Invincibile, anche lei aveva i suoi Invincibili, era un progetto artistico che ha sviluppato tra il 2013 e il 2014 e che ha dedicato a tutti i personaggi che sono stati per lei una fonte d’ispirazione, umana e intellettuale, come Pier Paolo Pasolini, i giudici Paolo Borsellino e Giovanni Falcone, il grande combattente per la libertà Che Guevara. Per tenerseli vicini, e rendere loro omaggio, ha rielaborato i loro ritratti in bianco e nero tramite la reiterazione dell’immagine.

Erano così tanti che non sarebbero più potuti morire, ho sempre pensato che fosse questo il senso. E ora, ogni volta che vedo il nostro libro, vedo Letizia, una Letizia reiterata e questa sì invincibile, che continua a camminare, a raccontare una storia. Che è sua, ma non è soltanto sua, perché è la storia civile di una donna che ha combattuto, con un’arma bianca che era la sua macchina fotografica, per riscattare Palermo dall’umiliazione e dell’orrore della mafia e per salvare se stessa dalla dipendenza di un matrimonio che la lasciava sola e infelice. Che a combattuto con la vita a “distanza di un cazzotto o di una carezza”, la stessa con cui fotografava.
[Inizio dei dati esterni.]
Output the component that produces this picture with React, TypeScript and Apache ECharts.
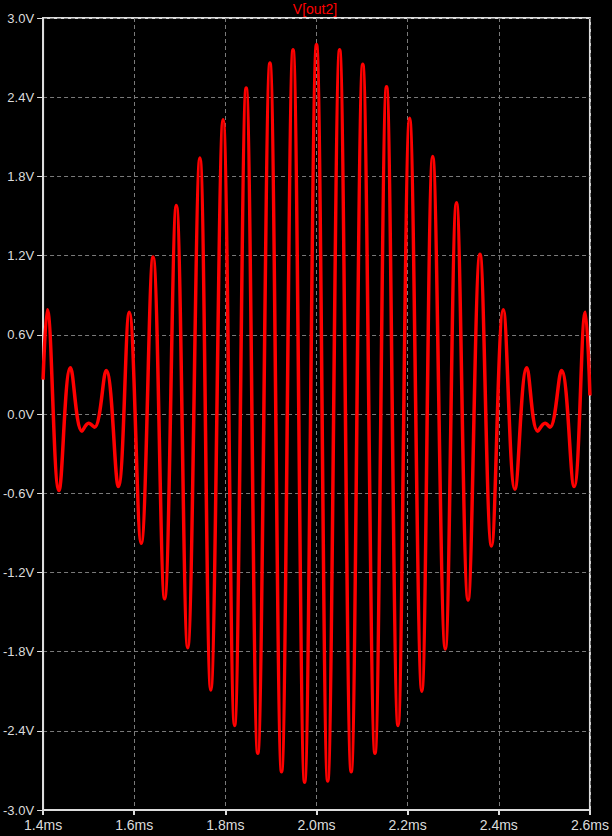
import React, { useEffect, useRef } from "react";
import * as echarts from "echarts";

// Extrema of V(out2) (time in ms, value in V)
const timeMs = [
  1.4, 1.4093, 1.4348, 1.4602, 1.4854, 1.5, 1.513, 1.5385, 1.5652, 1.5891,
  1.6152, 1.6413, 1.6667, 1.6924, 1.7174, 1.7441, 1.768, 1.795, 1.8202, 1.8457,
  1.8711, 1.8978, 1.9233, 1.9485, 1.9739, 2.0, 2.0246, 2.0507, 2.0761, 2.1015,
  2.1283, 2.1537, 2.1789, 2.2043, 2.2311, 2.255, 2.2826, 2.3072, 2.3326, 2.3587,
  2.3841, 2.4098, 2.4354, 2.4615, 2.4854, 2.5015, 2.5124, 2.5376, 2.5652, 2.5898,
  2.6,
];
const volts = [
  0.26, 0.79, -0.58, 0.35, -0.13, -0.07, -0.1, 0.33, -0.55, 0.77,
  -0.98, 1.19, -1.4, 1.58, -1.77, 1.94, -2.09, 2.23, -2.36, 2.47,
  -2.57, 2.66, -2.71, 2.76, -2.79, 2.8, -2.78, 2.76, -2.71, 2.65,
  -2.57, 2.48, -2.36, 2.24, -2.1, 1.95, -1.78, 1.6, -1.41, 1.21,
  -1.0, 0.79, -0.57, 0.35, -0.13, -0.07, -0.1, 0.33, -0.55, 0.77,
  0.14,
];

const seriesName = "V[out2]";
const xMin = 1.4;
const xMax = 2.6;
const xStep = 0.2;
const yMin = -3.0;
const yMax = 3.0;
const yStep = 0.6;

const AXIS = "#dcdcdc";
const GRID = "#7a7a7a";
const FONT = "'Liberation Sans', Arial, sans-serif";

export default function App() {
  const ref = useRef<HTMLDivElement>(null);

  useEffect(() => {
    if (!ref.current) return;
    const chart = echarts.init(ref.current, null, { renderer: "svg" });
    const data = timeMs.map((t, i) => [t, volts[i]]);
    chart.setOption({
      animation: false,
      backgroundColor: "#000000",
      grid: {
        left: 40,
        right: 20,
        top: 18,
        bottom: 26,
        show: true,
        borderColor: AXIS,
        borderWidth: 2,
        backgroundColor: "transparent",
      },
      graphic: [
        {
          type: "text",
          x: 315,
          y: 2,
          style: {
            text: seriesName,
            fill: "#ff0000",
            font: `14px ${FONT}`,
            textAlign: "center",
            textVerticalAlign: "top",
          },
        },
      ],
      xAxis: {
        type: "value",
        min: xMin,
        max: xMax,
        interval: xStep,
        axisLine: { show: true, onZero: false, lineStyle: { color: AXIS, width: 2 } },
        axisTick: { show: true, length: 5, lineStyle: { color: AXIS, width: 2 } },
        axisLabel: {
          color: AXIS,
          fontFamily: FONT,
          fontSize: 14,
          margin: 8,
          formatter: (v: number) => v.toFixed(1) + "ms",
        },
        splitLine: { show: true, lineStyle: { color: GRID, type: [4, 3], width: 1 } },
      },
      yAxis: {
        type: "value",
        min: yMin,
        max: yMax,
        interval: yStep,
        axisLine: { show: true, onZero: false, lineStyle: { color: AXIS, width: 2 } },
        axisTick: { show: true, length: 6, lineStyle: { color: AXIS, width: 1 } },
        axisLabel: {
          color: AXIS,
          fontFamily: FONT,
          fontSize: 13,
          margin: 9,
          formatter: (v: number) => v.toFixed(1) + "V",
        },
        splitLine: { show: true, lineStyle: { color: GRID, type: [4, 3], width: 1 } },
      },
      series: [
        {
          name: seriesName,
          type: "line",
          data,
          showSymbol: false,
          smooth: 0.4,
          lineStyle: { color: "#ff0000", width: 3.5 },
          clip: true,
        },
      ],
    });
    return () => chart.dispose();
  }, []);

  return (
    <div
      ref={ref}
      style={{
        position: "fixed",
        left: 0,
        top: 0,
        width: 612,
        height: 836,
        background: "#000000",
      }}
    />
  );
}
Ho voluta metterla in salvo questa storia, ho voluto mettere in salvo Letizia Battaglia perché la memoria avrebbe potuta metterla in un angolo, se non mistificarla o dimenticarla. In queste pagine c’è, invece, lei che continuerà a parlare, gridare, arrabbiarsi e amare, ogni volta che qualcuno le sfoglierà. E nel mio racconto di Letizia, quello che oggi ho il privilegio di condividere in pubblico, c’è la Letizia che ho conosciuto e amato, e tutto quello che ci ha unito. C’è la nostra amicizia: la grande stima che mi ha dimostrato me la tengo stretta come una laica benedizione. C’è la felicità di avere fatto un pezzo di strada accanto a lei, di essermela andata a prendere, Letizia.

C’è l’esempio del senso del lavoro, qualunque esso sia, come dovere, del coraggio che diventa dovere, della vita vissuta come resistenza attiva, come presa di responsabilità personale, e politica, di quello che ci accade intorno. C’è la sua non vanità, la sua ironia, la naturale necessità di non essere dentro nessuno schema predefinito, e la convinzione che è necessario studiare, sempre. C’è l’ostinazione nell’andare avanti e la non paura, che è una scelta che si fa sempre da sé, nel rifiutare gruppi di potere, di qualunque natura e circolo, anche se costano solitudini, e una strada in salita. È questa strada di libertà che mi ha portato a Letizia Battaglia, e non poteva essercene un’altra. E ora so più di prima che è quella giusta, che è la mia: che è la nostra.